Africa’s biggest bank by market capitalization, FirstRand Limited has written off more than half the value of its holdings of Ghanaian bonds as the country grapples with a restructuring of its sovereign debt.

The South African lender disclosed this in a statement recently.

The bank said it had impaired $27.3 million to cover potential losses from Ghana’s debt revamp and reduced income from associates.

The write-down includes domestic and foreign-currency bonds held as of December.

“We’ve marked down both the local-currency and Eurobonds, and we’ve taken a haircut at 57% of face value,” Chief Executive Officer Alan Pullinger said.

“That is probably at the conservative end because the market may be talking of 40%”, he added.

Earlier ratings agency, Fitch, had said Ghanaian banks’ capital will still weaken significantly as a result of Ghana’s sovereign domestic debt restructuring, despite the improved terms for creditors after several delays and modifications.

It said under the final terms of the domestic debt exchange programme, banks exchanging existing local-currency (LC) government bonds for new bonds with lower coupons and longer tenors will suffer only modestly lower net present value (NPV) losses than under the original terms.

The Ministry of Finance announced that the programme had closed, with creditors representing about 85% of eligible bonds taking part.

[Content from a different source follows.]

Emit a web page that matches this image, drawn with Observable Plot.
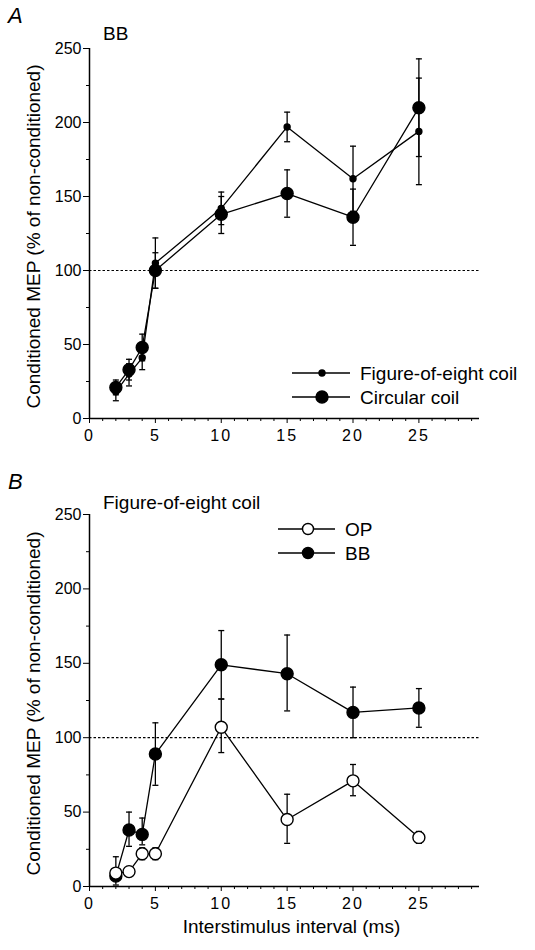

Fitch views this as a distressed debt exchange and downgraded Ghana’s Long-Term LC Issuer Default Rating (IDR) to Restricted Default from ‘C’. Ghana’s Long-Term Foreign Currency (FC) IDR remains at ‘C’ given the government’s suspension of payments on selected external debt pending a restructuring of such obligations.

So far, Ghana has only partially completed the domestic-debt part of the exchange plan, and has already missed a self-imposed deadline to restructure its bilateral liabilities by the end of February.

S&P estimates that private creditors may have to write off as much as 50% of their holdings — far higher than the 30% the government initially suggested.